RAW DATA =
□ □ □
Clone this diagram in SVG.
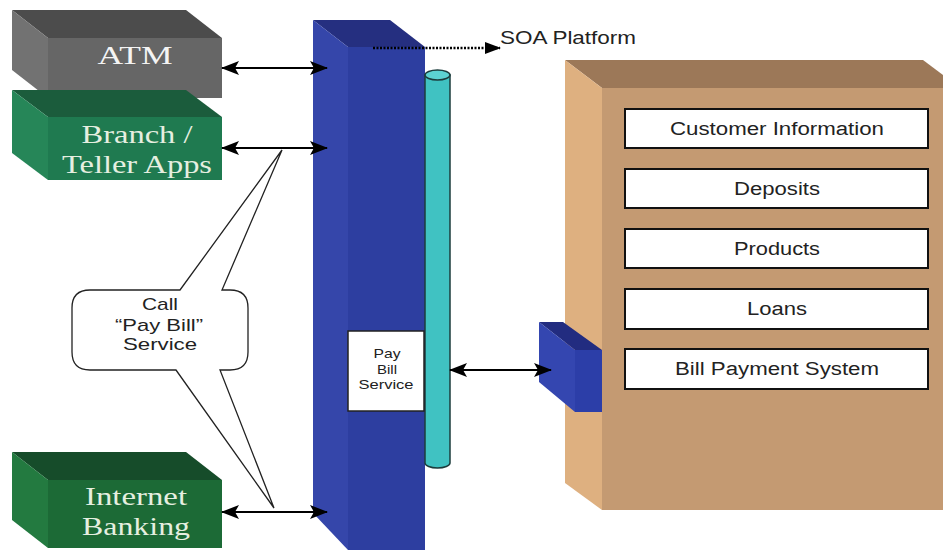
<svg xmlns="http://www.w3.org/2000/svg" width="943" height="550" viewBox="0 0 943 550">
<style>
.serif{font-family:"Liberation Serif","Times New Roman",serif;font-size:26px;text-anchor:middle}
.sans{font-family:"Liberation Sans",Arial,sans-serif;text-anchor:middle;fill:#222}
.ib{fill:#fff;stroke:#111;stroke-width:2}
.conn{stroke:#000;stroke-width:2.2;fill:none;marker-start:url(#ah);marker-end:url(#ah)}
</style>
<defs>
<marker id="ah" viewBox="0 0 18 14" refX="17" refY="7" markerWidth="18" markerHeight="14" markerUnits="userSpaceOnUse" orient="auto-start-reverse">
<path d="M0,0 L18,7 L0,14 L4,7 z" fill="#000"/>
</marker>
<marker id="ah1" viewBox="0 0 16 12" refX="15" refY="6" markerWidth="16" markerHeight="12" markerUnits="userSpaceOnUse" orient="auto">
<path d="M0,0 L16,6 L0,12 z" fill="#000"/>
</marker>
</defs>
<rect width="943" height="550" fill="#fff"/>

<g id="atm">
<polygon points="12,10 186,10 222,38 48,38" fill="#4c4c4c"/>
<polygon points="12,10 48,38 48,98 12,70" fill="#727272"/>
<rect x="48" y="38" width="174" height="60" fill="#666"/>
<text class="serif" x="135" y="64" fill="#f4f4f4" textLength="75" lengthAdjust="spacingAndGlyphs">ATM</text>
</g>

<g id="branch">
<polygon points="12,90 186,90 222,117 48,117" fill="#1b5c3c"/>
<polygon points="12,90 48,117 48,180 12,153" fill="#268658"/>
<rect x="48" y="117" width="174" height="63" fill="#1f7a50"/>
<text class="serif" x="137" y="143" fill="#e6efe0" textLength="111" lengthAdjust="spacingAndGlyphs">Branch /</text>
<text class="serif" x="137" y="173" fill="#e6efe0" textLength="150" lengthAdjust="spacingAndGlyphs">Teller Apps</text>
</g>

<g id="internet">
<polygon points="12,452 186,452 222,480 48,480" fill="#164c2a"/>
<polygon points="12,452 48,480 48,548 12,520" fill="#237a40"/>
<rect x="48" y="480" width="174" height="68" fill="#1c6a36"/>
<text class="serif" x="136" y="505" fill="#e6efe0" textLength="102" lengthAdjust="spacingAndGlyphs">Internet</text>
<text class="serif" x="136" y="535" fill="#e6efe0" textLength="108" lengthAdjust="spacingAndGlyphs">Banking</text>
</g>

<g id="soa-column">
<polygon points="313,20 390,20 425,47 348,47" fill="#252f80"/>
<polygon points="313,20 348,47 348,550 313,513" fill="#3546aa"/>
<rect x="348" y="47" width="77" height="503" fill="#2d3ea0"/>
</g>

<g id="bus">
<path d="M425,75 L425,463 A12.5,5 0 0 0 450,463 L450,75 Z" fill="#40c2c2" stroke="#1c3c3c" stroke-width="1.5"/>
<ellipse cx="437.5" cy="75" rx="12.5" ry="5" fill="#5cd2d2" stroke="#1c3c3c" stroke-width="1.5"/>
</g>

<g id="pay-bill-service">
<rect x="348" y="331" width="76" height="80" fill="#fff" stroke="#222" stroke-width="1.5"/>
<text class="sans" x="387" y="358" font-size="13" textLength="27" lengthAdjust="spacingAndGlyphs">Pay</text>
<text class="sans" x="387" y="374" font-size="13" textLength="20" lengthAdjust="spacingAndGlyphs">Bill</text>
<text class="sans" x="386" y="389" font-size="13" textLength="55" lengthAdjust="spacingAndGlyphs">Service</text>
</g>

<g id="backend">
<polygon points="565,60 923,60 943,75 943,88 602,88" fill="#9c7858"/>
<polygon points="565,60 602,88 602,510 565,483" fill="#deb080"/>
<rect x="602" y="88" width="341" height="422" fill="#c49a72"/>
</g>

<g id="adapter">
<polygon points="539,322 563,322 602,350 575,350" fill="#222c80"/>
<polygon points="539,322 575,350 575,412 539,382" fill="#3446b0"/>
<rect x="575" y="350" width="27" height="62" fill="#2c3ea8"/>
</g>

<g id="customer-information">
<rect class="ib" x="625" y="109" width="303" height="39"/>
<text class="sans" x="777" y="135" font-size="18" textLength="214" lengthAdjust="spacingAndGlyphs">Customer Information</text>
</g>
<g id="deposits">
<rect class="ib" x="625" y="169" width="303" height="39"/>
<text class="sans" x="777" y="195" font-size="18" textLength="86" lengthAdjust="spacingAndGlyphs">Deposits</text>
</g>
<g id="products">
<rect class="ib" x="625" y="229" width="303" height="39"/>
<text class="sans" x="777" y="255" font-size="18" textLength="86" lengthAdjust="spacingAndGlyphs">Products</text>
</g>
<g id="loans">
<rect class="ib" x="625" y="289" width="303" height="40"/>
<text class="sans" x="777" y="315" font-size="18" textLength="60" lengthAdjust="spacingAndGlyphs">Loans</text>
</g>
<g id="bill-payment-system">
<rect class="ib" x="625" y="349" width="303" height="40"/>
<text class="sans" x="777" y="375" font-size="18" textLength="204" lengthAdjust="spacingAndGlyphs">Bill Payment System</text>
</g>

<g id="callout">
<path d="M90,290 L180,290 L282,150 L222,290 L230,290 Q248,290 248,308 L248,352 Q248,370 230,370 L220,370 L274,508 L176,370 L90,370 Q72,370 72,352 L72,308 Q72,290 90,290 Z" fill="#fff" stroke="#222" stroke-width="1.3"/>
<text class="sans" x="160" y="310" font-size="17" textLength="36" lengthAdjust="spacingAndGlyphs">Call</text>
<text class="sans" x="159" y="331" font-size="17" textLength="88" lengthAdjust="spacingAndGlyphs">“Pay Bill”</text>
<text class="sans" x="160" y="350" font-size="17" textLength="74" lengthAdjust="spacingAndGlyphs">Service</text>
</g>

<g id="soa-label">
<text x="500" y="44" font-family="'Liberation Sans',Arial,sans-serif" font-size="17.5" fill="#222" textLength="136" lengthAdjust="spacingAndGlyphs">SOA Platform</text>
</g>

<g id="connectors">
<line class="conn" x1="222" y1="68" x2="327" y2="68"/>
<line class="conn" x1="222" y1="148" x2="327" y2="148"/>
<line class="conn" x1="222" y1="512" x2="327" y2="512"/>
<line class="conn" x1="450" y1="370" x2="551" y2="370"/>
<line x1="373" y1="48" x2="500" y2="48" stroke="#000" stroke-width="2.5" stroke-dasharray="2,1.5" marker-end="url(#ah1)"/>
</g>
</svg>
□ □ □
Set every line down exactly as written, leaving each picture out.

Clone this diagram in SVG.
<svg xmlns="http://www.w3.org/2000/svg" width="943" height="550" viewBox="0 0 943 550">
<style>
.serif{font-family:"Liberation Serif","Times New Roman",serif;font-size:26px;text-anchor:middle}
.sans{font-family:"Liberation Sans",Arial,sans-serif;text-anchor:middle;fill:#222}
.ib{fill:#fff;stroke:#111;stroke-width:2}
.conn{stroke:#000;stroke-width:2.2;fill:none;marker-start:url(#ah);marker-end:url(#ah)}
</style>
<defs>
<marker id="ah" viewBox="0 0 18 14" refX="17" refY="7" markerWidth="18" markerHeight="14" markerUnits="userSpaceOnUse" orient="auto-start-reverse">
<path d="M0,0 L18,7 L0,14 L4,7 z" fill="#000"/>
</marker>
<marker id="ah1" viewBox="0 0 16 12" refX="15" refY="6" markerWidth="16" markerHeight="12" markerUnits="userSpaceOnUse" orient="auto">
<path d="M0,0 L16,6 L0,12 z" fill="#000"/>
</marker>
</defs>
<rect width="943" height="550" fill="#fff"/>

<g id="atm">
<polygon points="12,10 186,10 222,38 48,38" fill="#4c4c4c"/>
<polygon points="12,10 48,38 48,98 12,70" fill="#727272"/>
<rect x="48" y="38" width="174" height="60" fill="#666"/>
<text class="serif" x="135" y="64" fill="#f4f4f4" textLength="75" lengthAdjust="spacingAndGlyphs">ATM</text>
</g>

<g id="branch">
<polygon points="12,90 186,90 222,117 48,117" fill="#1b5c3c"/>
<polygon points="12,90 48,117 48,180 12,153" fill="#268658"/>
<rect x="48" y="117" width="174" height="63" fill="#1f7a50"/>
<text class="serif" x="137" y="143" fill="#e6efe0" textLength="111" lengthAdjust="spacingAndGlyphs">Branch /</text>
<text class="serif" x="137" y="173" fill="#e6efe0" textLength="150" lengthAdjust="spacingAndGlyphs">Teller Apps</text>
</g>

<g id="internet">
<polygon points="12,452 186,452 222,480 48,480" fill="#164c2a"/>
<polygon points="12,452 48,480 48,548 12,520" fill="#237a40"/>
<rect x="48" y="480" width="174" height="68" fill="#1c6a36"/>
<text class="serif" x="136" y="505" fill="#e6efe0" textLength="102" lengthAdjust="spacingAndGlyphs">Internet</text>
<text class="serif" x="136" y="535" fill="#e6efe0" textLength="108" lengthAdjust="spacingAndGlyphs">Banking</text>
</g>

<g id="soa-column">
<polygon points="313,20 390,20 425,47 348,47" fill="#252f80"/>
<polygon points="313,20 348,47 348,550 313,513" fill="#3546aa"/>
<rect x="348" y="47" width="77" height="503" fill="#2d3ea0"/>
</g>

<g id="bus">
<path d="M425,75 L425,463 A12.5,5 0 0 0 450,463 L450,75 Z" fill="#40c2c2" stroke="#1c3c3c" stroke-width="1.5"/>
<ellipse cx="437.5" cy="75" rx="12.5" ry="5" fill="#5cd2d2" stroke="#1c3c3c" stroke-width="1.5"/>
</g>

<g id="pay-bill-service">
<rect x="348" y="331" width="76" height="80" fill="#fff" stroke="#222" stroke-width="1.5"/>
<text class="sans" x="387" y="358" font-size="13" textLength="27" lengthAdjust="spacingAndGlyphs">Pay</text>
<text class="sans" x="387" y="374" font-size="13" textLength="20" lengthAdjust="spacingAndGlyphs">Bill</text>
<text class="sans" x="386" y="389" font-size="13" textLength="55" lengthAdjust="spacingAndGlyphs">Service</text>
</g>

<g id="backend">
<polygon points="565,60 923,60 943,75 943,88 602,88" fill="#9c7858"/>
<polygon points="565,60 602,88 602,510 565,483" fill="#deb080"/>
<rect x="602" y="88" width="341" height="422" fill="#c49a72"/>
</g>

<g id="adapter">
<polygon points="539,322 563,322 602,350 575,350" fill="#222c80"/>
<polygon points="539,322 575,350 575,412 539,382" fill="#3446b0"/>
<rect x="575" y="350" width="27" height="62" fill="#2c3ea8"/>
</g>

<g id="customer-information">
<rect class="ib" x="625" y="109" width="303" height="39"/>
<text class="sans" x="777" y="135" font-size="18" textLength="214" lengthAdjust="spacingAndGlyphs">Customer Information</text>
</g>
<g id="deposits">
<rect class="ib" x="625" y="169" width="303" height="39"/>
<text class="sans" x="777" y="195" font-size="18" textLength="86" lengthAdjust="spacingAndGlyphs">Deposits</text>
</g>
<g id="products">
<rect class="ib" x="625" y="229" width="303" height="39"/>
<text class="sans" x="777" y="255" font-size="18" textLength="86" lengthAdjust="spacingAndGlyphs">Products</text>
</g>
<g id="loans">
<rect class="ib" x="625" y="289" width="303" height="40"/>
<text class="sans" x="777" y="315" font-size="18" textLength="60" lengthAdjust="spacingAndGlyphs">Loans</text>
</g>
<g id="bill-payment-system">
<rect class="ib" x="625" y="349" width="303" height="40"/>
<text class="sans" x="777" y="375" font-size="18" textLength="204" lengthAdjust="spacingAndGlyphs">Bill Payment System</text>
</g>

<g id="callout">
<path d="M90,290 L180,290 L282,150 L222,290 L230,290 Q248,290 248,308 L248,352 Q248,370 230,370 L220,370 L274,508 L176,370 L90,370 Q72,370 72,352 L72,308 Q72,290 90,290 Z" fill="#fff" stroke="#222" stroke-width="1.3"/>
<text class="sans" x="160" y="310" font-size="17" textLength="36" lengthAdjust="spacingAndGlyphs">Call</text>
<text class="sans" x="159" y="331" font-size="17" textLength="88" lengthAdjust="spacingAndGlyphs">“Pay Bill”</text>
<text class="sans" x="160" y="350" font-size="17" textLength="74" lengthAdjust="spacingAndGlyphs">Service</text>
</g>

<g id="soa-label">
<text x="500" y="44" font-family="'Liberation Sans',Arial,sans-serif" font-size="17.5" fill="#222" textLength="136" lengthAdjust="spacingAndGlyphs">SOA Platform</text>
</g>

<g id="connectors">
<line class="conn" x1="222" y1="68" x2="327" y2="68"/>
<line class="conn" x1="222" y1="148" x2="327" y2="148"/>
<line class="conn" x1="222" y1="512" x2="327" y2="512"/>
<line class="conn" x1="450" y1="370" x2="551" y2="370"/>
<line x1="373" y1="48" x2="500" y2="48" stroke="#000" stroke-width="2.5" stroke-dasharray="2,1.5" marker-end="url(#ah1)"/>
</g>
</svg>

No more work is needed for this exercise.